Declan Rice Named Vice-Captain for England World Cup Team
Declan Rice has been handed the clearest sign yet that this England team belongs to a new generation. In the humidity of Florida, with the squad scattered between airports, training pitches and recovery rooms, Thomas Tuchel has quietly made the Arsenal midfielder his vice-captain for the World Cup.
Not with a big ceremony. Not even, it seems, with a formal sit‑down.
Just a firm line from the manager: “I think I would say Declan is my vice-captain.”
Rice elevated after title-winning season
Rice landed at England’s West Palm Beach base on Saturday evening, stepping off the plane after a season in which he drove Arsenal to the Premier League title and into a Champions League final. His arrival, alongside club team-mates Bukayo Saka, Noni Madueke and Eberechi Eze, came just as the rest of the squad were grinding out a 1-0 friendly win over New Zealand in Tampa.
Tuchel has watched that Arsenal campaign closely. The workload was heavy, the pressure relentless, but Rice’s influence only grew. That, in Tuchel’s mind, is exactly the profile required to sit just behind Harry Kane in the England hierarchy this summer.

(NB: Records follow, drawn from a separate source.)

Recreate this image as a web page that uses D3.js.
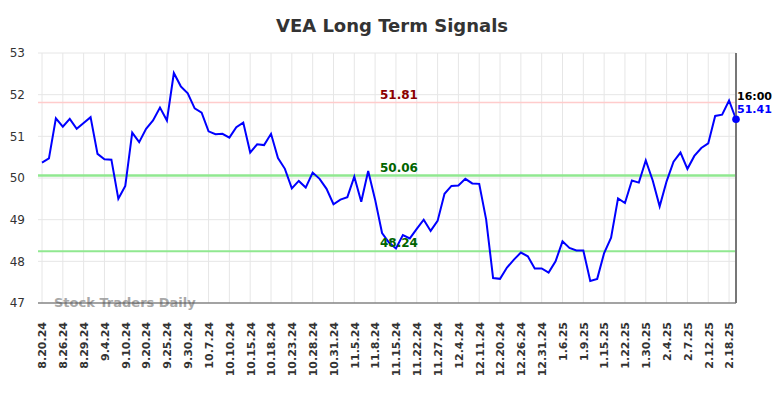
<!DOCTYPE html>
<html>
<head>
<meta charset="utf-8">
<script src="https://cdn.jsdelivr.net/npm/d3@7"></script>
<style>
  body { margin: 0; background: #fff; }
  svg { font-family: "DejaVu Sans", sans-serif; }
</style>
</head>
<body>
<div class="chart"></div>
<script>
// daily closes, one per session
var closes = [
  50.37, 50.47, 51.43, 51.23, 51.42, 51.18, 51.32, 51.46, 50.58, 50.45,
  50.44, 49.50, 49.81, 51.09, 50.86, 51.18, 51.38, 51.69, 51.38, 52.52,
  52.20, 52.03, 51.67, 51.57, 51.12, 51.05, 51.06, 50.97, 51.22, 51.33,
  50.61, 50.81, 50.79, 51.06, 50.48, 50.22, 49.75, 49.93, 49.77, 50.13,
  49.98, 49.74, 49.37, 49.48, 49.54, 50.03, 49.43, 50.17, 49.48, 48.68,
  48.45, 48.31, 48.63, 48.55, 48.78, 49.00, 48.73, 48.97, 49.62, 49.81,
  49.82, 49.98, 49.87, 49.86, 49.00, 47.60, 47.58, 47.85, 48.04, 48.21,
  48.12, 47.83, 47.83, 47.73, 48.00, 48.48, 48.32, 48.26, 48.26, 47.53,
  47.58, 48.20, 48.57, 49.51, 49.40, 49.94, 49.89, 50.42, 49.94, 49.32,
  49.92, 50.39, 50.61, 50.22, 50.53, 50.72, 50.83, 51.49, 51.52, 51.86,
  51.41
];

// one label every third session
var tickLabels = [
  "8.20.24", "8.26.24", "8.29.24", "9.4.24", "9.10.24", "9.20.24", "9.25.24",
  "9.30.24", "10.7.24", "10.10.24", "10.15.24", "10.18.24", "10.23.24",
  "10.28.24", "10.31.24", "11.5.24", "11.8.24", "11.15.24", "11.22.24",
  "11.27.24", "12.4.24", "12.11.24", "12.20.24", "12.26.24", "12.31.24",
  "1.6.25", "1.9.25", "1.15.25", "1.22.25", "1.30.25", "2.4.25", "2.7.25",
  "2.12.25", "2.18.25"
];

var yTicks = [47, 48, 49, 50, 51, 52, 53];

var levelValues = [51.81, 50.06, 48.24];
var levelKinds = ["resistance", "pivot", "support"];

var lastTime = "16:00";

var svgWidth = 784;
var svgHeight = 398;
var plotLeft = 42, plotRight = 736, plotTop = 53, plotBottom = 303;

var svg = d3.select(".chart")
  .append("svg")
  .attr("width", svgWidth)
  .attr("height", svgHeight);

var x = d3.scalePoint()
  .domain(d3.range(closes.length))
  .range([plotLeft, plotRight]);

var y = d3.scaleLinear()
  .domain([47, 53])
  .range([plotBottom, plotTop]);

var tickIdx = tickLabels.map((d, i) => i * 3);

// grid
svg.append("g")
  .selectAll("line")
  .data(tickIdx)
  .enter()
  .append("line")
  .attr("x1", d => x(d)).attr("x2", d => x(d))
  .attr("y1", plotTop).attr("y2", plotBottom)
  .attr("stroke", "#e6e6e6")
  .attr("stroke-width", 1);

svg.append("g")
  .selectAll("line")
  .data(yTicks)
  .enter()
  .append("line")
  .attr("x1", plotLeft - 4).attr("x2", plotRight)
  .attr("y1", d => y(d)).attr("y2", d => y(d))
  .attr("stroke", "#e6e6e6")
  .attr("stroke-width", 1);

// y labels
var leftAxis = d3.axisLeft(y)
  .tickValues(yTicks)
  .tickFormat(d3.format("d"))
  .tickSize(0)
  .tickPadding(0);
var yAxisG = svg.append("g")
  .attr("transform", `translate(25, 0)`)
  .call(leftAxis);
yAxisG.select(".domain").remove();
yAxisG.selectAll("text")
  .attr("font-size", 12)
  .attr("font-family", "DejaVu Sans")
  .attr("fill", "#333");

// level lines
var levelColor = { resistance: "#ffcccc", pivot: "#90e890", support: "#90e890" };
var levelWidth = { resistance: 1.5, pivot: 2.5, support: 2 };
var levelText = { resistance: "#8b0000", pivot: "#006400", support: "#006400" };

levelValues.forEach(function(v, i) {
  var k = levelKinds[i];
  svg.append("line")
    .attr("x1", plotLeft - 4).attr("x2", plotRight)
    .attr("y1", y(v)).attr("y2", y(v))
    .attr("stroke", levelColor[k])
    .attr("stroke-width", levelWidth[k]);
});

// watermark
svg.append("text")
  .attr("x", 54)
  .attr("y", 307)
  .attr("font-size", 13)
  .attr("font-weight", "bold")
  .attr("fill", "#999")
  .attr("opacity", 0.85)
  .text("Stock Traders Daily");

// price line
var line = d3.line()
  .x((d, i) => x(i))
  .y(d => y(d));

svg.append("path")
  .datum(closes)
  .attr("d", line)
  .attr("fill", "none")
  .attr("stroke", "#0000ff")
  .attr("stroke-width", 2)
  .attr("stroke-linejoin", "miter");

// level labels
levelValues.forEach(function(v, i) {
  var k = levelKinds[i];
  svg.append("text")
    .attr("x", 399)
    .attr("y", y(v) - 4)
    .attr("text-anchor", "middle")
    .attr("font-size", 12)
    .attr("font-weight", "bold")
    .attr("fill", levelText[k])
    .text(v.toFixed(2));
});

// x axis
var bottomAxis = d3.axisBottom(x)
  .tickValues(tickIdx)
  .tickFormat((d, i) => tickLabels[i])
  .tickSize(0)
  .tickPadding(0);

var xAxisG = svg.append("g")
  .attr("transform", `translate(0, ${plotBottom})`)
  .call(bottomAxis);
xAxisG.select(".domain").remove();
xAxisG.selectAll("text")
  .attr("font-size", 11)
  .attr("font-weight", "bold")
  .attr("font-family", "DejaVu Sans")
  .attr("fill", "#333")
  .attr("text-anchor", "end")
  .attr("transform", "rotate(-90)")
  .attr("x", -19)
  .attr("y", 0)
  .attr("dy", "0.35em");

svg.append("line")
  .attr("x1", plotLeft - 4).attr("x2", plotRight)
  .attr("y1", plotBottom).attr("y2", plotBottom)
  .attr("stroke", "#555")
  .attr("stroke-width", 1.2);

svg.append("line")
  .attr("x1", plotRight).attr("x2", plotRight)
  .attr("y1", plotTop).attr("y2", plotBottom)
  .attr("stroke", "#777")
  .attr("stroke-width", 2);

// last point
var lastI = closes.length - 1;
svg.append("circle")
  .attr("cx", x(lastI))
  .attr("cy", y(closes[lastI]))
  .attr("r", 3.8)
  .attr("fill", "#0000ff");

svg.append("text")
  .attr("x", plotRight + 1)
  .attr("y", 100)
  .attr("font-size", 11)
  .attr("font-weight", "bold")
  .attr("fill", "#000")
  .text(lastTime);

svg.append("text")
  .attr("x", plotRight + 1)
  .attr("y", 113)
  .attr("font-size", 11)
  .attr("font-weight", "bold")
  .attr("fill", "#0000ff")
  .text(closes[lastI].toFixed(2));

// title
svg.append("text")
  .attr("x", svgWidth / 2)
  .attr("y", 32)
  .attr("text-anchor", "middle")
  .attr("font-size", 18)
  .attr("font-weight", "bold")
  .attr("fill", "#333")
  .text("VEA Long Term Signals");
</script>
</body>
</html>
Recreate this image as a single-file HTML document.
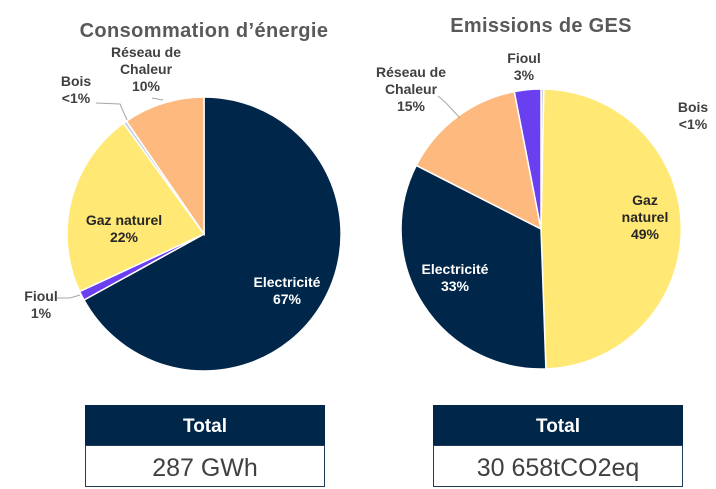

The German did not dress it up. Asked about his leadership structure after the New Zealand game, he simply placed Rice second in command behind his captain.
A vice-captain… unofficially official
The only twist? Rice may not yet have had the classic “you’re my vice-captain” conversation.
“That is a good question,” Tuchel admitted, smiling as he searched his memory. “I was just thinking about it. Whether it is an official thing or not.”
He traced it back to an October friendly against Wales, when Kane was unavailable. England started with Ollie Watkins, Rice wore the armband, and Tuchel used that moment to outline how he saw the midfielder’s role.
“I think Declan was captain. That was where I told him,” he said.
So the status is clear in the manager’s mind, even if the paperwork and presentation have yet to catch up. For Rice, who once led West Ham and is now central to Arsenal’s resurgence, the armband—whether permanent or temporary—has started to feel like a natural accessory.
Arsenal quartet join the main group
On Sunday, Rice, Saka, Madueke and Eze joined full training with the main group in Florida. The intensity is rising now. England face Costa Rica in Orlando on Wednesday, and Tuchel wants to sharpen his side before the serious business begins.
But he will not rush the late arrivals.
“I am not sure about that. Let’s see how they come back,” he said when pressed on whether the Arsenal contingent would start against Costa Rica. “They come back Saturday, three training days and let’s see.”
The plan is clear: stretch legs, but don’t snap them. Tuchel spoke of “bigger chunks of minutes” as part of the build-up, stressing the need for some players to reach the 60-70 minute mark to be ready for the World Cup opener.
The balancing act has begun. Those who have already banked minutes against New Zealand need topping up. Those just off long club seasons need careful handling. Rice sits in the middle of that equation: indispensable, but not to be burned out before a ball is kicked in Group L.
Behind closed doors, no let-up
To solve the minutes puzzle, England have lined up a behind-closed-doors match against Miami FC after the Costa Rica fixture. No fanfare, no cameras, just conditioning and tactical work.
Tuchel spelled out the logic. If one player gets 70 minutes in Orlando and another only 20, the latter cannot be left short. The Miami game will allow those on the fringes of the Costa Rica match to go again the following day, building rhythm without overloading the core starters.
“We have one more match behind closed doors to manage all the minutes,” Tuchel explained. Some will double up across the two days. Others will be held back, protected for what lies ahead.
What lies ahead is Croatia in Kansas City on June 17, the Group L opener that will set the tone for England’s tournament. After that come Ghana and Panama, two very different tests that will demand the same thing: clear leadership on the pitch, especially when the game turns and the temperature rises.
Kane will carry the armband and the goalscoring burden. Behind him, in Tuchel’s mind at least, stands Declan Rice — the new vice-captain, the voice in the middle of the storm, and the man England now trust to hold the line when the World Cup pressure bites.